Managed Instance Groups (MIGs)

Google Cloud Associate Cloud Engineer Study Guide

Study Guide: Understanding MIGs

Managed Instance Groups (MIGs) are a foundational Compute Engine feature that allows you to manage a collection of identical Virtual Machine (VM) instances as a single entity. Whether you are running a high-traffic web server or a batch processing job, MIGs provide the automation necessary to maintain availability and scale dynamically.

The “Restaurant Kitchen” Analogy

Imagine a busy restaurant kitchen. A VM Instance is a single chef. If you have only one chef and they get sick (VM failure), the kitchen stops. If 100 customers arrive at once, one chef can’t keep up (Scaling issue).

  • The Managed Instance Group is the Kitchen Manager.
  • Instance Template: The “Chef Job Description” (What skills/tools they need).
  • Autohealing: If a chef gets sick, the manager immediately hires an identical replacement.
  • Autoscaling: If the dining room fills up, the manager hires 5 more chefs.
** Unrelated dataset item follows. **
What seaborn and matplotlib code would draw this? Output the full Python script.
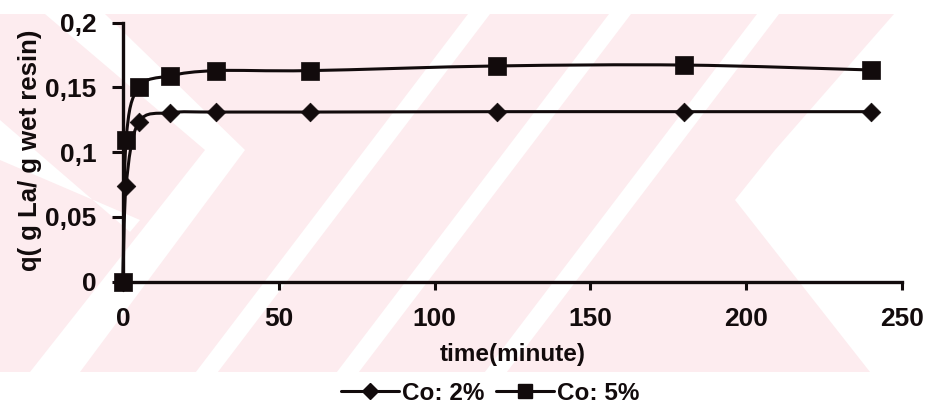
import numpy as np
import matplotlib
matplotlib.use("Agg")
import matplotlib.pyplot as plt
import seaborn as sns
from matplotlib.path import Path
from matplotlib.patches import PathPatch, Polygon
from matplotlib.lines import Line2D
from matplotlib.ticker import FuncFormatter, FixedLocator

# ---------------- data ----------------
time_min = [0, 1, 5, 15, 30, 60, 120, 180, 240]
q_co2 = [0, 0.074, 0.123, 0.1305, 0.131, 0.131, 0.1313, 0.1313, 0.1313]
q_co5 = [0, 0.1095, 0.150, 0.159, 0.163, 0.163, 0.1666, 0.1673, 0.1635]
series_labels = ["Co: 2%", "Co: 5%"]
x_ticks = [0, 50, 100, 150, 200, 250]
y_ticks = [0, 0.05, 0.1, 0.15, 0.2]
x_label = "time(minute)"
y_label = "q( g La/ g wet resin)"

# ---------------- style ----------------
sns.set_theme(style="white")
plt.rcParams['font.family'] = ['Liberation Sans', 'DejaVu Sans']
plt.rcParams['font.weight'] = 'bold'

W, H = 928, 413
fig = plt.figure(figsize=(W / 100, H / 100), dpi=100)
fig.patch.set_facecolor('white')
INK = '#120b0c'
PINK = '#fdecef'


def fpx(pts):
    return [(x / W, 1 - y / H) for x, y in pts]


# --------- faint background watermark (decoration) ---------
fig.add_artist(Polygon(fpx([(0, 14), (928, 14), (928, 372), (0, 372)]),
                       closed=True, facecolor=PINK, edgecolor='none',
                       transform=fig.transFigure, zorder=-10))
white_cuts = []
slope = 0.76
for t in [468, 609, 757]:
    w = 22
    white_cuts.append([(t, 14), (t + w, 14), (t + w - 358 * slope, 372), (t - 358 * slope, 372)])
# upper-left chevrons
white_cuts.append([(45, 14), (105, 14), (245, 150), (80, 372), (30, 372), (205, 150)])
white_cuts.append([(0, 120), (0, 160), (140, 220), (130, 232)])
# right side open area
white_cuts.append([(894, 14), (928, 14), (928, 372), (870, 372), (735, 200), (775, 150)])
for poly in white_cuts:
    fig.add_artist(Polygon(fpx(poly), closed=True, facecolor='white', edgecolor='none',
                           transform=fig.transFigure, zorder=-9))

# ---------------- axes ----------------
ax = fig.add_axes([123 / W, 1 - 281.7 / H, (902 - 123) / W, (281.7 - 22.7) / H])
ax.patch.set_alpha(0)
ax.set_xlim(0, 250)
ax.set_ylim(0, 0.2)
sns.despine(ax=ax)
for s in ['left', 'bottom']:
    ax.spines[s].set_linewidth(2.4)
    ax.spines[s].set_color(INK)

ax.xaxis.set_major_locator(FixedLocator(x_ticks))
ax.yaxis.set_major_locator(FixedLocator(y_ticks))
ax.yaxis.set_major_formatter(FuncFormatter(lambda v, p: ('%g' % v).replace('.', ',')))
ax.tick_params(axis='x', direction='out', length=6, width=2.2, pad=12, labelsize=19,
               colors=INK, bottom=True)
ax.tick_params(axis='y', direction='out', length=8, width=2.2, pad=11, labelsize=19,
               colors=INK, left=True)
for lab in ax.get_xticklabels() + ax.get_yticklabels():
    lab.set_fontweight('bold')


def smooth_path(xs, ys):
    pts = ax.transData.transform(np.column_stack([xs, ys]))
    n = len(pts)
    verts = [pts[0]]
    codes = [Path.MOVETO]
    for i in range(n - 1):
        p0 = pts[i - 1] if i > 0 else pts[i]
        p1 = pts[i]
        p2 = pts[i + 1]
        p3 = pts[i + 2] if i + 2 < n else pts[i + 1]
        verts += [p1 + (p2 - p0) / 6, p2 - (p3 - p1) / 6, p2]
        codes += [Path.CURVE4] * 3
    verts = ax.transData.inverted().transform(np.array(verts))
    return Path(verts, codes)


markers = ['D', 's']
msizes = [9.5, 12.5]
for lab, qs, mk, ms in zip(series_labels, [q_co2, q_co5], markers, msizes):
    ax.add_patch(PathPatch(smooth_path(time_min, qs), fill=False, edgecolor=INK,
                           linewidth=2.2, zorder=2, clip_on=False))
    sns.scatterplot(x=time_min, y=qs, marker=mk, s=ms ** 2, color=INK, edgecolor=INK,
                    linewidth=0.5, zorder=3, ax=ax, legend=False, clip_on=False)

ax.set_xlabel(x_label, fontsize=17.5, fontweight='bold', color=INK)
ax.xaxis.set_label_coords(0.5, (281.7 - 355) / 259)
ax.xaxis.label.set_va('center')
ax.set_ylabel(y_label, fontsize=18.5, fontweight='bold', color=INK)
ax.yaxis.set_label_coords((30 - 123) / 779, (281.7 - 150) / 259)
ax.yaxis.label.set_va('center')
ax.yaxis.label.set_ha('center')

handles = [Line2D([], [], color=INK, lw=2.2, marker=m, markersize=s * 0.85,
                  markerfacecolor=INK, markeredgecolor=INK)
           for m, s in zip(markers, msizes)]
leg = fig.legend(handles, series_labels, loc='center', bbox_to_anchor=(490 / W, 1 - 393 / H),
                 ncol=2, frameon=False, fontsize=17.5, handlelength=2.4, handletextpad=0.1,
                 columnspacing=0.5, borderpad=0)
for t in leg.get_texts():
    t.set_fontweight('bold')
    t.set_color(INK)

fig.savefig('out.png', dpi=100)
When the rush ends, the manager lets them go to save money.

Core Concepts & Deep Dive

1. Reliability (Autohealing)

MIGs use Health Checks to monitor instances. If an instance stops responding or its application fails, the MIG automatically recreates that instance. This ensures your application is “self-healing.”

2. Scalability (Autoscaling)

MIGs can automatically add or remove instances based on load metrics such as CPU utilization, Cloud Monitoring metrics, or Load Balancing capacity. This ensures you only pay for what you need while maintaining performance.

3. Operational Excellence (Updates)

When you need to update your software, you don’t update VMs individually. You create a new Instance Template and apply a Rolling Update. The MIG replaces instances one by one (or in batches) to ensure zero downtime.

MIG vs. Unmanaged Instance Groups

Feature Managed Instance Group (MIG) Unmanaged Instance Group
Instance Consistency Identical (based on template) Heterogeneous (different types)
Autoscaling Yes No
Autohealing Yes No
Use Case Stateless apps, web servers, batch processing Legacy apps with unique configurations

Decision Matrix: Choosing Your Strategy

If the requirement is… Then use…

  • High Availability across a whole region: Regional MIG (spreads VMs across multiple zones).
  • Lowest possible latency between VMs: Zonal MIG (all VMs in one zone).
  • Updating software with zero downtime: Rolling Update with a Max Surge > 0.
  • Preserving data on specific disks: Stateful MIG (preserves disk state on restart).

Exam Tips: ACE Golden Nuggets

  • Templates are Immutable: You cannot “edit” an Instance Template. To change a machine type or image, you must create a NEW template and update the MIG.
  • Regional vs. Zonal: For the exam, always prefer Regional MIGs for production workloads to protect against a single zone failure.
  • Health Checks: Distinguish between a “Liveness” check (is the VM up?) and an “Application” check (is the web server actually returning 200 OK?).
  • The “Delete” Trap: If you manually delete a VM that is part of a MIG, the MIG will think it failed and immediately recreate it. To scale down, you must change the MIG size or Autoscaler settings.

Architecture Visualized

Cloud Load Balancer Managed Instance Group (MIG) VM Instance 1 VM Instance 2 VM Instance 3 Autoscaling & Autohealing logic manages these instances

Key GCP Services

Compute Engine: The underlying VMs.

Cloud Load Balancing: Distributes traffic to the MIG.

IAM: Controls who can update templates.

Common Pitfalls

Using Local SSDs with MIGs (data is lost on recreate).

Setting Cool-down periods too short (leads to flapping).

Forgetting to set a Target CPU for autoscaling.

Quick Patterns

Web Tier: Stateless MIG + External HTTP(S) LB.

Batch Processing: MIG + Preemptible VMs to save up to 80% cost.

Stateful: MIG + Persistent Disk preservation for DBs.